The gcs:// scheme is also accepted as a synonym for gs://.

Per-query vs configured

Inline TVF arguments override [storage] defaults for one query. This matters when:

  • Querying a dataset in a different region than your default storage.
  • Running ad-hoc reads against a customer’s bucket without changing engine config.
  • Passing through end-user credentials in a multi-tenant deployment (see Authentication Flow for the policy-controlled variant).
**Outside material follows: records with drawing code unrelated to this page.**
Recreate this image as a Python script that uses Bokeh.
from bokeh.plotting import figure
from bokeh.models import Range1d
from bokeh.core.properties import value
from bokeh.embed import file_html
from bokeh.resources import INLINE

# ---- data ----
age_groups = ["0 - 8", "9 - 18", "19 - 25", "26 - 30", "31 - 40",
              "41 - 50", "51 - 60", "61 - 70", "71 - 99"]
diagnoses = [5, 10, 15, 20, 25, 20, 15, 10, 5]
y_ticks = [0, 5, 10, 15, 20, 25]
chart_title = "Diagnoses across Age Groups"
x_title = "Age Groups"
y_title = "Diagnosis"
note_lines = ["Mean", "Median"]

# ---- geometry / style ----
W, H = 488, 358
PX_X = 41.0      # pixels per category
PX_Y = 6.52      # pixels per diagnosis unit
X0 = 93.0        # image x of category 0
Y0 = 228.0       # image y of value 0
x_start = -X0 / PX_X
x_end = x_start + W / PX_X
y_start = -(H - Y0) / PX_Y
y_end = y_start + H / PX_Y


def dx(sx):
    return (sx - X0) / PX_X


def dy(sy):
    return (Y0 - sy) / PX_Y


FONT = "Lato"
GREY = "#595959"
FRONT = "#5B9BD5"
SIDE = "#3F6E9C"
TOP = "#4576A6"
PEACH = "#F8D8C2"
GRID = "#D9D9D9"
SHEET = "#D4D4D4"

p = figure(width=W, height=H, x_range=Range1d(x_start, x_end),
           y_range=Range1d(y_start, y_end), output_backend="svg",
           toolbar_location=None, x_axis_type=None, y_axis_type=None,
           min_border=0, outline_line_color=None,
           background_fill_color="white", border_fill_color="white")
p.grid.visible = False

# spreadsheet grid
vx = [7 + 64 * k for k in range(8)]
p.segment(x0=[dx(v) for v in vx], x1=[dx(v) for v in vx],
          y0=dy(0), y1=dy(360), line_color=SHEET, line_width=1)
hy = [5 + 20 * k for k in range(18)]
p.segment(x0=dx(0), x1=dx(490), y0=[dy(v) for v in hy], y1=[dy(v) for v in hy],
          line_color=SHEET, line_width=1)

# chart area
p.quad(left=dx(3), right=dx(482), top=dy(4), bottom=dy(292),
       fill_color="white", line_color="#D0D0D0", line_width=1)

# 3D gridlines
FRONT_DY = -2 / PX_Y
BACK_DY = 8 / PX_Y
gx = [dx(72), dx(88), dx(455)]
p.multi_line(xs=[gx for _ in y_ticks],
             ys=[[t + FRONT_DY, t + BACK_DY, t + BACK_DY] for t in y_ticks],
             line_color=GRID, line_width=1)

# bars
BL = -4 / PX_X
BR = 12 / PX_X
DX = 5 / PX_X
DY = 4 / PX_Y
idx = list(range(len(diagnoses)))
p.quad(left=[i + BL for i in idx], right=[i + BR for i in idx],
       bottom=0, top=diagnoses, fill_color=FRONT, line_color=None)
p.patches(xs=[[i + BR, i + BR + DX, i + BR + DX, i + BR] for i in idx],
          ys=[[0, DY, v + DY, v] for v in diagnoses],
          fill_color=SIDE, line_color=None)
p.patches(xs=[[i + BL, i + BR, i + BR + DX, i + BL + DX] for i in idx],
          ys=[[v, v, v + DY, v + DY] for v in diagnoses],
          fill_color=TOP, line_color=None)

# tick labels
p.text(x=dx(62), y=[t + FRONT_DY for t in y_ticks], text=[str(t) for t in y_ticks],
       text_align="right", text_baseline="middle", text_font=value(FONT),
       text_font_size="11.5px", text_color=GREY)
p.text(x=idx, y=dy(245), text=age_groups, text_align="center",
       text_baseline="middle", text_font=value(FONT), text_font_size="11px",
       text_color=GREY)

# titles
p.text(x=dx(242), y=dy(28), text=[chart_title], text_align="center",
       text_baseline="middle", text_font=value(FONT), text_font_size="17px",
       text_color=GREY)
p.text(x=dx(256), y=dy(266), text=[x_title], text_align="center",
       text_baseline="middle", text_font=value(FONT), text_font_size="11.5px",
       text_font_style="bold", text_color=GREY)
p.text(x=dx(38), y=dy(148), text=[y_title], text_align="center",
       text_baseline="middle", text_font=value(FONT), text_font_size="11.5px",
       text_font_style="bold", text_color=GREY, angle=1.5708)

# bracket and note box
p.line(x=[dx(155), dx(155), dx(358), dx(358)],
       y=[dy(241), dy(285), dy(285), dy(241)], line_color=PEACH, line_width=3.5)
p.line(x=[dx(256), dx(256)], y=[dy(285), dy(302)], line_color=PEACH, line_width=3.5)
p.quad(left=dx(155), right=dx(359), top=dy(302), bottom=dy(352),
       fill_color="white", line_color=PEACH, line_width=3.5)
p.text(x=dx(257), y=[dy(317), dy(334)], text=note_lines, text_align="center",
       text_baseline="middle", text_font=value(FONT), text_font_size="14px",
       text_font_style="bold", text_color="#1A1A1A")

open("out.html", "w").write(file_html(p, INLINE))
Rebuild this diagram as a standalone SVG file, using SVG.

The Iceberg catalog backend has its own credential flow (catalog credential vending; see Iceberg Integration). Storage credentials there come from the catalog’s STS exchange, not [storage].

Why two layers

Catalogs name tables; storage holds bytes. Iceberg already separates these in the spec (every table’s location field is independent of the catalog hosting it). SQE keeps the same separation. The pay-off:

  • The same dataset can be served by multiple catalogs simultaneously (Polaris in dev, Glue REST in prod, with both pointed at the same S3 prefix).
  • A catalog migration (Polaris -> Nessie) does not move any data files.
  • Storage feature flags (R2 vs AWS) do not touch metadata.

Implementation references

  • sqe-catalog/src/file_tvf_common.rs: shared inline-arg parsing for read_parquet / read_csv / read_json / read_delta. URL-scheme dispatch via is_s3_path, is_http_path, is_hf_path, is_azure_path, is_gcs_path.
    • register_s3_store_if_needed, register_azure_store_if_needed, register_gcs_store_if_needed, register_http_store_if_needed: per-backend SessionContext registration.
    • extract_bucket, extract_azure_container_account, extract_gcs_bucket: URL parsers.
  • sqe-catalog/src/lazy_object_store.rs: V10’s lazy HTTPS object-store registry.
  • sqe-catalog/src/iceberg_storage.rs: catalog-backed storage credential resolution (vended creds vs static [storage]).
  • Workspace Cargo.toml line 37: object_store = { ..., features = ["aws", "http", "azure", "gcp"] }.
  • The DuckDB-comparison audit row for backends lives in docs/duckdb-comparision.md.